Since V-Order provides the most benefit and consistent improvement for Direct Lake Semantic Models, why not leverage platform metadata to enable it automatically—but only for Delta tables used by these models?

This will be a short blog—let’s get straight to the concept, the source code, and then move on to more strategic use of this feature.

How to Implement

  1. Unset the V-Order Session Config
    By default, the Spark config spark.sql.parquet.vorder.default is set to true, meaning V-Order is enabled automatically for the DataFrameWriter class. This takes precedence if the spark.sql.parquet.vorder.enabled session config is unset (default), causing write operations to enable V-Order. Additionally, the spark.microsoft.delta.parquet.vorder.property.autoset.enabled session config ensures the Delta table V-Order property is automatically applied.

    To prevent V-Order from being applied universally, we either need to unset or disable spark.sql.parquet.vorder.default, ensuring that no write operation automatically writes V-Ordered data. As a result, the table property won’t be automatically applied.

     spark.conf.unset('spark.sql.parquet.vorder.default')
    

    You should ensure that all your data engineering jobs either unset this session config or explicitly set it to false in your environment configurations.

  2. Remove the V-Order Table Property from Existing Tables
    This step is optional but useful if you have multiple tables with V-Order enabled that are not used in Direct Lake Semantic Models. While I may provide a bulk removal script later, for now, you can manually list your tables and run an ALTER TABLE command to remove the property.
     ALTER TABLE dbo.vordered_table UNSET TBLPROPERTIES ('delta.parquet.vorder.enabled')
    

    This doesn’t rewrite existing data to remove V-Order—it simply removes the feature from the table properties. Future writes will not use V-Order as long as the session config from the previous step remains unset or disabled.

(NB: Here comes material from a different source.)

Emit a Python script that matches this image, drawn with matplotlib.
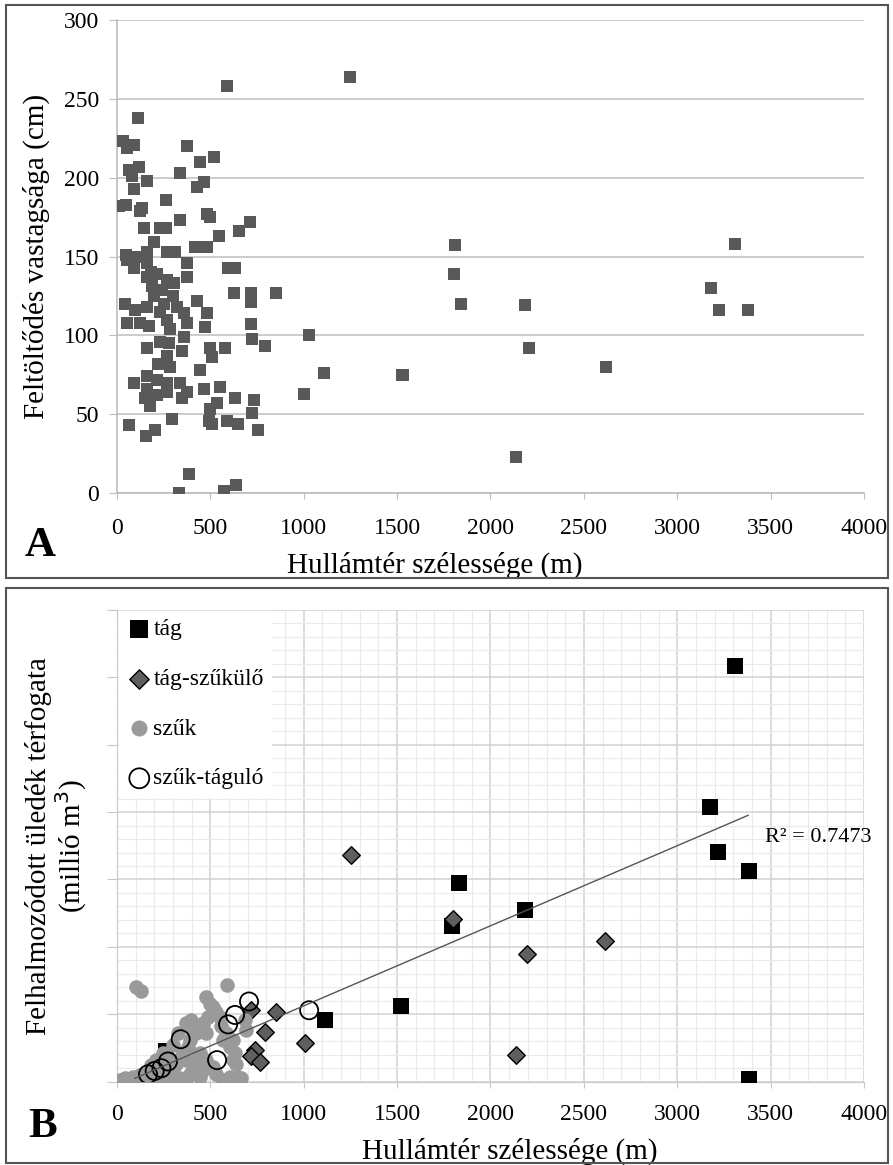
import numpy as np
import matplotlib
matplotlib.use("Agg")
from matplotlib import pyplot as plt
from matplotlib.patches import Rectangle
from matplotlib.ticker import MultipleLocator

plt.rcParams["font.family"] = ["Liberation Serif", "DejaVu Serif"]

# --- A panel: floodplain width (m) vs. fill thickness (cm)
a_width = [589, 1250, 112, 32, 54, 89, 375, 446, 518, 62, 116, 80, 161, 336, 89, 429, 468,
           12, 50, 134, 125, 262, 482, 500, 336, 711, 146, 232, 262, 545, 652, 200, 46, 54,
           107, 161, 268, 312, 420, 482, 89, 161, 375, 593, 634, 161, 214, 268, 188, 241,
           304, 375, 625, 718, 718, 854, 45, 98, 161, 54, 125, 170, 268, 286, 357, 375, 429,
           482, 473, 718, 723, 795, 1027, 161, 232, 357, 348, 500, 580, 509, 268, 286, 446,
           1111, 1527, 89, 161, 214, 268, 161, 214, 268, 179, 375, 348, 468, 554, 536, 500,
           634, 736, 723, 1000, 295, 62, 205, 155, 491, 509, 589, 646, 755, 384, 334, 571,
           637, 1809, 1804, 1840, 2187, 2205, 2139, 2620, 3310, 3182, 3221, 3381, 1533,
           200, 230, 250, 280, 300, 180, 220, 320, 340, 150]
a_thick = [258, 264, 238, 223, 219, 221, 220, 210, 213, 205, 207, 201, 198, 203, 193, 194, 197,
           182, 183, 181, 179, 186, 177, 175, 173, 172, 168, 168, 168, 163, 166, 159, 151, 148,
           150, 153, 153, 153, 156, 156, 143, 146, 146, 143, 143, 137, 139, 135, 131, 129,
           133, 137, 127, 127, 121, 127, 120, 116, 118, 108, 108, 106, 110, 104, 114, 108, 122,
           114, 105, 107, 98, 93, 100, 92, 96, 99, 90, 92, 92, 86, 87, 80, 78,
           76, 75, 70, 74, 72, 70, 66, 62, 64, 55, 64, 60, 66, 67, 57, 53,
           60, 59, 51, 63, 47, 43, 40, 36, 46, 44, 46, 44, 40, 12, 0, 1,
           5, 157, 139, 120, 119, 92, 23, 80, 158, 130, 116, 116, 75,
           125, 115, 120, 95, 125, 140, 82, 118, 70, 60]

# --- B panel: floodplain width (m) vs. accumulated sediment volume, by valley type
tag_x = [3307, 3176, 3218, 3382, 1833, 2184, 1794, 3382, 1112, 1523, 264]
tag_y = [6.17, 4.07, 3.41, 3.13, 2.95, 2.54, 2.31, 0.04, 0.92, 1.13, 0.45]

tagszuk_x = [1252, 1798, 2197, 2614, 2134, 720, 854, 791, 1005, 738, 720, 764]
tagszuk_y = [3.37, 2.41, 1.90, 2.09, 0.39, 1.06, 1.03, 0.73, 0.57, 0.47, 0.38, 0.29]

szuk_x = [14, 41, 59, 86, 104, 121, 139, 157, 175, 193, 211, 229, 246, 264, 282, 300, 318,
          336, 354, 371, 380, 389, 407, 425, 443, 461, 479, 488, 496, 514, 532, 550, 559,
          568, 586, 604, 621, 630, 639, 648, 666, 604, 568, 532, 514, 479, 443, 425, 407,
          389, 371, 336, 300, 264, 229, 175, 443, 461, 371, 398, 300, 327, 246, 211, 184,
          479, 621, 684, 693, 100, 130, 591]
szuk_y = [0.02, 0.05, 0.01, 0.07, 0.02, 0.10, 0.05, 0.12, 0.07, 0.02, 0.12, 0.17, 0.10, 0.22,
          0.32, 0.20, 0.27, 0.35, 0.42, 0.32, 0.52, 0.62, 0.77, 0.72, 0.82, 0.87, 0.72, 0.96,
          1.16, 1.11, 1.04, 0.96, 0.82, 0.62, 0.72, 0.52, 0.62, 0.42, 0.27, 0.07, 0.05, 0.07,
          0.02, 0.12, 0.22, 0.32, 0.42, 0.32, 0.22, 0.12, 0.02, 0.05, 0.02, 0.00, 0.02, 0.00,
          0.07, 0.17, 0.87, 0.91, 0.54, 0.72, 0.42, 0.32, 0.25, 1.26, 0.32, 0.91, 0.77, 1.41,
          1.34, 1.44]

szuktag_x = [707, 1029, 632, 595, 341, 536, 273, 238, 202, 166]
szuktag_y = [1.19, 1.06, 0.99, 0.85, 0.63, 0.32, 0.30, 0.20, 0.16, 0.11]

# linear trend (slope, intercept, x span)
trend_k = 0.001188
trend_b = -0.063
trend_span = [95, 3380]
r2_label = "R² = 0.7473"

fig = plt.figure(figsize=(8.93, 11.65), dpi=100)

# panel frames
fig.add_artist(Rectangle((0.0067, 0.5039), 0.9877, 0.4918, transform=fig.transFigure,
                         fill=False, edgecolor="#555555", lw=1.5))
fig.add_artist(Rectangle((0.0067, 0.0017), 0.9877, 0.4936, transform=fig.transFigure,
                         fill=False, edgecolor="#555555", lw=1.5))

# ---------------- panel A
ax1 = fig.add_axes([0.131, 0.5768, 0.8365, 0.406])
ax1.scatter(a_width, a_thick, marker="s", s=85, color="#595959", linewidths=0, zorder=3)
ax1.set_xlim(0, 4000)
ax1.set_ylim(0, 300)
ax1.xaxis.set_major_locator(MultipleLocator(500))
ax1.yaxis.set_major_locator(MultipleLocator(50))
ax1.grid(axis="y", color="#c4c4c4", lw=1.2)
ax1.set_axisbelow(True)
for s in ["top", "right"]:
    ax1.spines[s].set_visible(False)
for s in ["left", "bottom"]:
    ax1.spines[s].set_color("#bdbdbd")
    ax1.spines[s].set_linewidth(1.2)
ax1.tick_params(axis="x", length=4, pad=14, color="#bdbdbd", labelsize=17)
ax1.tick_params(axis="y", length=6, pad=7, color="#bdbdbd", labelsize=17)
ax1.set_xlabel("Hullámtér szélessége (m)", fontsize=21)
ax1.xaxis.set_label_coords(0.426, -0.125)
ax1.set_ylabel("Feltöltődés vastagsága (cm)", fontsize=21)
ax1.yaxis.set_label_coords(-0.09, 0.5)
fig.text(0.045, 0.531, "A", fontsize=31, fontweight="bold", ha="center", va="center")

# ---------------- panel B
ax2 = fig.add_axes([0.131, 0.0715, 0.8365, 0.405])
ax2.scatter(tag_x, tag_y, marker="s", s=130, color="black", linewidths=0, zorder=3,
            label="tág")
ax2.scatter(tagszuk_x, tagszuk_y, marker="D", s=80, color="#5f5f5f", edgecolors="black",
            linewidths=1, zorder=4, label="tág-szűkülő")
ax2.scatter(szuk_x, szuk_y, marker="o", s=110, color="#9a9a9a", linewidths=0, zorder=5,
            label="szűk")
ax2.scatter(szuktag_x, szuktag_y, marker="o", s=170, facecolors="none", edgecolors="black",
            linewidths=1.3, zorder=6, label="szűk-táguló")

tx = np.array(trend_span, dtype=float)
ax2.plot(tx, trend_k * tx + trend_b, color="#555555", lw=1, zorder=7)
ax2.text(3470, 3.62, r2_label, fontsize=16, ha="left", va="center", zorder=8)

ax2.set_xlim(0, 4000)
ax2.set_ylim(0, 7)
ax2.xaxis.set_major_locator(MultipleLocator(500))
ax2.xaxis.set_minor_locator(MultipleLocator(100))
ax2.yaxis.set_major_locator(MultipleLocator(1))
ax2.yaxis.set_minor_locator(MultipleLocator(0.2))
ax2.grid(which="major", color="#d2d2d2", lw=1.1)
ax2.grid(which="minor", color="#ebebeb", lw=0.8)
ax2.set_axisbelow(True)
for s in ["top", "right"]:
    ax2.spines[s].set_visible(False)
for s in ["left", "bottom"]:
    ax2.spines[s].set_color("#c8c8c8")
ax2.tick_params(axis="x", which="major", length=4, pad=12, color="#c8c8c8", labelsize=17)
ax2.tick_params(axis="y", which="major", length=7, color="#c8c8c8", labelleft=False)
ax2.tick_params(which="minor", length=0)
ax2.set_xlabel("Hullámtér szélessége (m)", fontsize=21)
ax2.xaxis.set_label_coords(0.526, -0.118)
ax2.set_ylabel("Felhalmozódott üledék térfogata\n(millió m$^3$)", fontsize=21,
               linespacing=1.05)
ax2.yaxis.set_label_coords(-0.037, 0.5)

leg = ax2.legend(loc="upper left", bbox_to_anchor=(0.003, 0.997), fontsize=17, frameon=True,
                 fancybox=False, framealpha=1, edgecolor="white", borderaxespad=0.0,
                 handletextpad=0.05, labelspacing=1.2, handlelength=1.1, borderpad=0.3,
                 markerscale=1.1)
leg.set_zorder(10)
fig.text(0.048, 0.033, "B", fontsize=31, fontweight="bold", ha="center", va="center")

fig.savefig("out.png", dpi=100)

  3. Schedule an Automatic V-Order Maintenance Script
    The script provided below should be scheduled (e.g., weekly) to automatically update tables used in Direct Lake Semantic Models, selectively enabling the V-Order Delta table property only for relevant tables.

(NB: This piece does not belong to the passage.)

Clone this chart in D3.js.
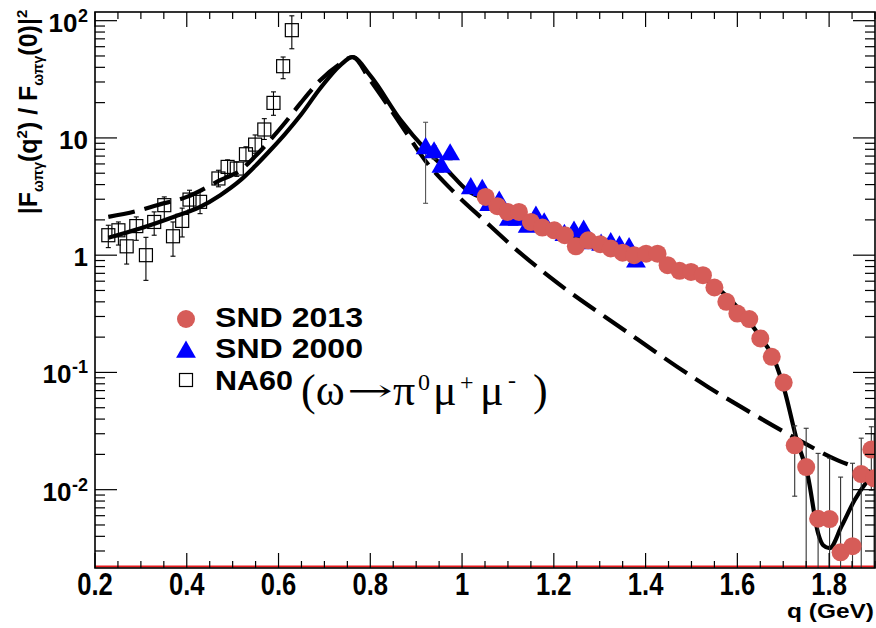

While this functionality may eventually be packaged into a formal Python library, for now, I’m sharing it as a GitHub Gist. Just copy and paste the code into your preferred notebook (Python, not Spark), update the workspace scope filtering, schedule it, and you’re all set!

Why Python instead of Spark?
This workload is a great example of where plain Python shines. Since we’re just calling APIs and performing lightweight metadata updates, there’s no need for the overhead of Spark. Running this job in Spark would be much slower.

Why do I need to provide a list of workspaces?
Your Semantic Models could be hosted in a different workspace than your Lakehouses. Scoping to multiple workspaces allows you to bridge this separation. As long as you have write access to the source Lakehouse, you’ll be able to automatically set the table property. If no workspace list is provided, it defaults to the current workspace.


With this approach, there’s no need to enable V-Order by default across the board or manually analyze which tables need it. Just run this script, and any table used in a Direct Lake Semantic Model will have V-Order automatically enabled. The next time data is written to these tables, new data will be V-Ordered.

For older data, you may want to run a full OPTIMIZE operation to ensure all data benefits from the optimization.

Cheers!